After Fenton and ozone oxidation treatment, the COD in wastewater was significantly reduced and the B/C value reached above 0.3, indicating significant improvement in biochemical properties. It is worth nothing that the COD removal effect and biochemical properties of the Fenton oxidation treated wastewater were better than ozone oxidation (Figure 5).

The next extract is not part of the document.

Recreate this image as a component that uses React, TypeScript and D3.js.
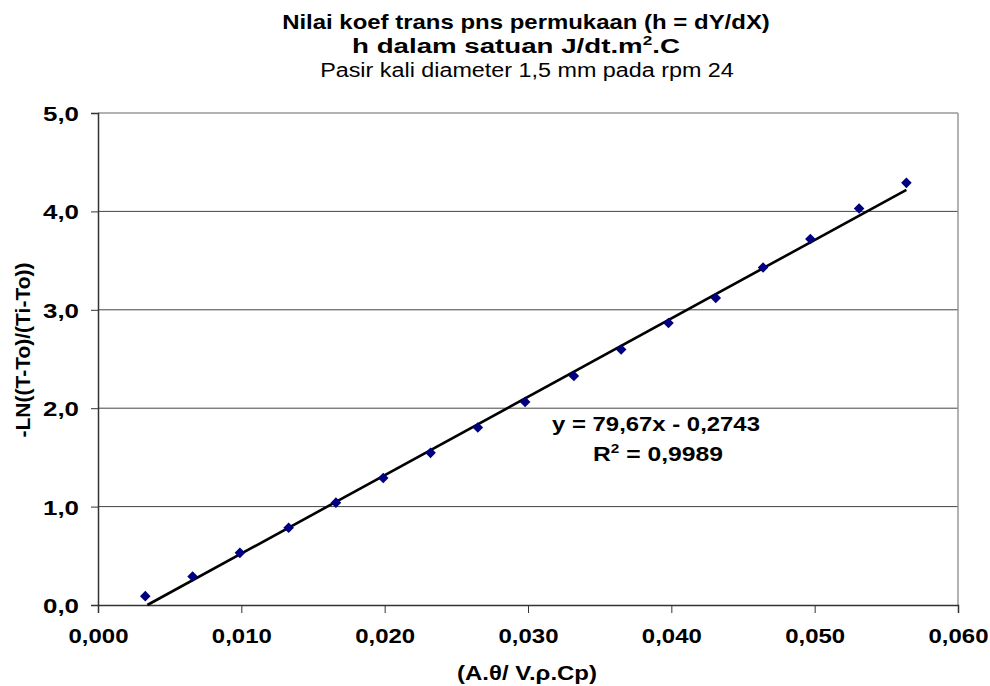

The economic value of two methods was compared in terms of cost. For Fenton oxidation, the optimal dosing amounts of H₂O₂ and Fe²⁺ were 500 mg/L and 120 mg /L, respectively, while the cost of Fenton oxidation was approximately 1.77 $/kg_COD (30% H₂O₂ : 6.71 $/kg; ferrous sulphate heptahydrate: 4.74 $/kg); For ozone oxidation, the ozone rate of 80 mL/min is the optimal condition, and the cost is about 1.96 $/kg_COD (liquid oxygen: 149.1 $/t) (Figure 5). However, the ozone oxidation method is limited by the high operating cost of the ozone generator and treatment cost, so the cost of ozone oxidation is relatively higher than the Fenton method. In summary, in terms of the overall COD removal and biochemical analysis, the Fenton method has better economic value of than the ozone oxidation method.

4. Conclusions

In this study, Fenton and ozone oxidation were used to pretreat petrochemical wastewater, and COD removal, B/C and intermediates in above two systems were compared. Under the conditions of pH = 3, 300 mg/L H₂O₂, and 120 mg/L Fe²⁺, the COD removal of the wastewater in Fenton oxidation system reached 89.8%, the B/C value reached 0.62, and the cost was about 1.78 $/kg_COD. In the ozone oxidation system, the COD removal of petrochemical wastewater reached 59.4% and the B/C value increased to 0.41 with a treatment cost of approximately 1.96 $/kg_COD at an ozone concentration of 1 g/L and a flow rate of 80 mL/min. The GC–MS results suggested that Fenton oxidation, including the acidification process, can efficiently degrade the refractory substances in the wastewater and generate more biodegradable small molecular organic acids, which is more conducive to the improvement of biodegradability. Furthermore, the treatment cost of Fenton oxidation is also lower than that of ozone oxidation. In conclusion, Fenton oxidation is more suitable for the pretreatment of petrochemical wastewater.